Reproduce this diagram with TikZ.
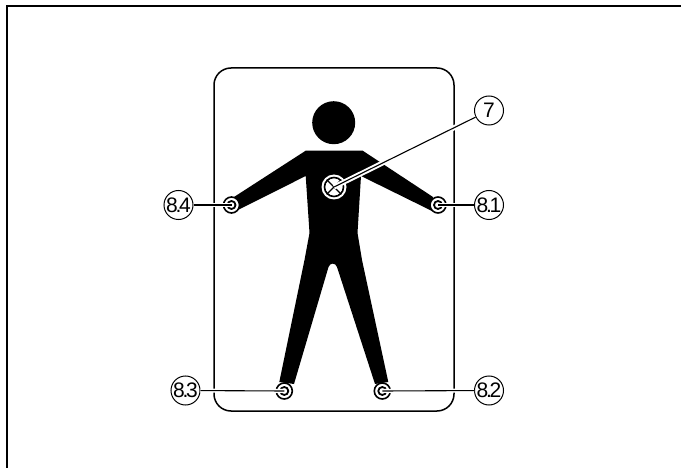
\documentclass[tikz,border=0pt]{standalone}
\usepackage{fontspec}
\setmainfont{Liberation Sans}
\newcommand{\dt}{\kern-2.2pt.\kern-2.2pt}
\tikzset{
  bubble/.style={circle,draw=black,fill=white,line width=1pt,minimum size=29pt,inner sep=0pt,font=\fontsize{21}{21}\selectfont},
  joint/.style={circle,draw=black,fill=white,line width=1.6pt,minimum size=16pt,inner sep=0pt,outer sep=0pt},
  jointcore/.style={circle,draw=black,fill=white,line width=1.8pt,minimum size=8pt,inner sep=0pt,outer sep=0pt},
  halo/.style={white,line width=4pt},
  leader/.style={black,line width=1.1pt},
  frameline/.style={black,line width=2pt},
  figure/.style={fill=black,draw=none}
}
\begin{document}
\begin{tikzpicture}[x=1pt,y=-1pt]
\useasboundingbox (0,0) rectangle (681,468);
\fill[white] (0,0) rectangle (681,468);
\coordinate (fa) at (7,468);
\coordinate (fb) at (7,6);
\coordinate (fc) at (681,6);
\draw[frameline] (fa) -- (fb) -- (fc);
\draw[black,line width=1.5pt,rounded corners=17pt] (214,68) rectangle (454,411);
% figure
\fill[figure] (333.7,122.7) circle (21.5);
\fill[figure] (305.7,150.7) -- (362.7,150.7) -- (433,197) -- (432,211) -- (361,176)
  -- (357.5,233) -- (362,260) -- (388.3,382) -- (375,384) -- (337,267)
  .. controls (335.5,262.5) and (330,262.5) .. (328.5,267)
  -- (294,384) -- (279.3,382) -- (304.5,260) -- (309.5,233) -- (305.7,176)
  -- (236,211) -- (234,197) -- cycle;
\node[joint] (j1) at (438,205) {};
\node[joint] (j4) at (231.5,205) {};
\node[joint] (j3) at (284.3,391) {};
\node[joint] (j2) at (382.3,391) {};
\node[jointcore] (k1) at (438,205) {};
\node[jointcore] (k4) at (231.5,205) {};
\node[jointcore] (k3) at (284.3,391) {};
\node[jointcore] (k2) at (382.3,391) {};
% central symbol
\node[circle,fill=white,minimum size=25pt,inner sep=0pt] (c7o) at (334,187) {};
\node[circle,draw=black,fill=white,line width=1.6pt,minimum size=19pt,inner sep=0pt] (c7) at (334,187) {};
\draw[black,line width=1.2pt] (c7.45) -- (c7.225);
\draw[black,line width=1.2pt] (c7.135) -- (c7.315);
% bubbles
\node[bubble] (b7) at (489,110.5) {7};
\node[bubble] (b1) at (489,205) {8\dt1};
\node[bubble] (b2) at (489,390.5) {8\dt2};
\node[bubble] (b3) at (185.5,390.5) {8\dt3};
\node[bubble] (b4) at (178.5,205) {8\dt4};
% leaders
\draw[white,line width=5pt] (b7) -- (c7.center);
\draw[halo] (b1) -- (k1.center);
\draw[halo] (b4) -- (k4.center);
\draw[halo] (b2) -- (k2.center);
\draw[halo] (b3) -- (k3.center);
\draw[leader] (b7) -- (c7.center);
\draw[leader] (b1) -- (k1.center);
\draw[leader] (b4) -- (k4.center);
\draw[leader] (b2) -- (k2.center);
\draw[leader] (b3) -- (k3.center);
\end{tikzpicture}
\end{document}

======

- SHORT EXERCISE
Every line above should be returned word for word, with the pictures left behind.

- ANSWER
Reproduce this diagram with TikZ.
\documentclass[tikz,border=0pt]{standalone}
\usepackage{fontspec}
\setmainfont{Liberation Sans}
\newcommand{\dt}{\kern-2.2pt.\kern-2.2pt}
\tikzset{
  bubble/.style={circle,draw=black,fill=white,line width=1pt,minimum size=29pt,inner sep=0pt,font=\fontsize{21}{21}\selectfont},
  joint/.style={circle,draw=black,fill=white,line width=1.6pt,minimum size=16pt,inner sep=0pt,outer sep=0pt},
  jointcore/.style={circle,draw=black,fill=white,line width=1.8pt,minimum size=8pt,inner sep=0pt,outer sep=0pt},
  halo/.style={white,line width=4pt},
  leader/.style={black,line width=1.1pt},
  frameline/.style={black,line width=2pt},
  figure/.style={fill=black,draw=none}
}
\begin{document}
\begin{tikzpicture}[x=1pt,y=-1pt]
\useasboundingbox (0,0) rectangle (681,468);
\fill[white] (0,0) rectangle (681,468);
\coordinate (fa) at (7,468);
\coordinate (fb) at (7,6);
\coordinate (fc) at (681,6);
\draw[frameline] (fa) -- (fb) -- (fc);
\draw[black,line width=1.5pt,rounded corners=17pt] (214,68) rectangle (454,411);
% figure
\fill[figure] (333.7,122.7) circle (21.5);
\fill[figure] (305.7,150.7) -- (362.7,150.7) -- (433,197) -- (432,211) -- (361,176)
  -- (357.5,233) -- (362,260) -- (388.3,382) -- (375,384) -- (337,267)
  .. controls (335.5,262.5) and (330,262.5) .. (328.5,267)
  -- (294,384) -- (279.3,382) -- (304.5,260) -- (309.5,233) -- (305.7,176)
  -- (236,211) -- (234,197) -- cycle;
\node[joint] (j1) at (438,205) {};
\node[joint] (j4) at (231.5,205) {};
\node[joint] (j3) at (284.3,391) {};
\node[joint] (j2) at (382.3,391) {};
\node[jointcore] (k1) at (438,205) {};
\node[jointcore] (k4) at (231.5,205) {};
\node[jointcore] (k3) at (284.3,391) {};
\node[jointcore] (k2) at (382.3,391) {};
% central symbol
\node[circle,fill=white,minimum size=25pt,inner sep=0pt] (c7o) at (334,187) {};
\node[circle,draw=black,fill=white,line width=1.6pt,minimum size=19pt,inner sep=0pt] (c7) at (334,187) {};
\draw[black,line width=1.2pt] (c7.45) -- (c7.225);
\draw[black,line width=1.2pt] (c7.135) -- (c7.315);
% bubbles
\node[bubble] (b7) at (489,110.5) {7};
\node[bubble] (b1) at (489,205) {8\dt1};
\node[bubble] (b2) at (489,390.5) {8\dt2};
\node[bubble] (b3) at (185.5,390.5) {8\dt3};
\node[bubble] (b4) at (178.5,205) {8\dt4};
% leaders
\draw[white,line width=5pt] (b7) -- (c7.center);
\draw[halo] (b1) -- (k1.center);
\draw[halo] (b4) -- (k4.center);
\draw[halo] (b2) -- (k2.center);
\draw[halo] (b3) -- (k3.center);
\draw[leader] (b7) -- (c7.center);
\draw[leader] (b1) -- (k1.center);
\draw[leader] (b4) -- (k4.center);
\draw[leader] (b2) -- (k2.center);
\draw[leader] (b3) -- (k3.center);
\end{tikzpicture}
\end{document}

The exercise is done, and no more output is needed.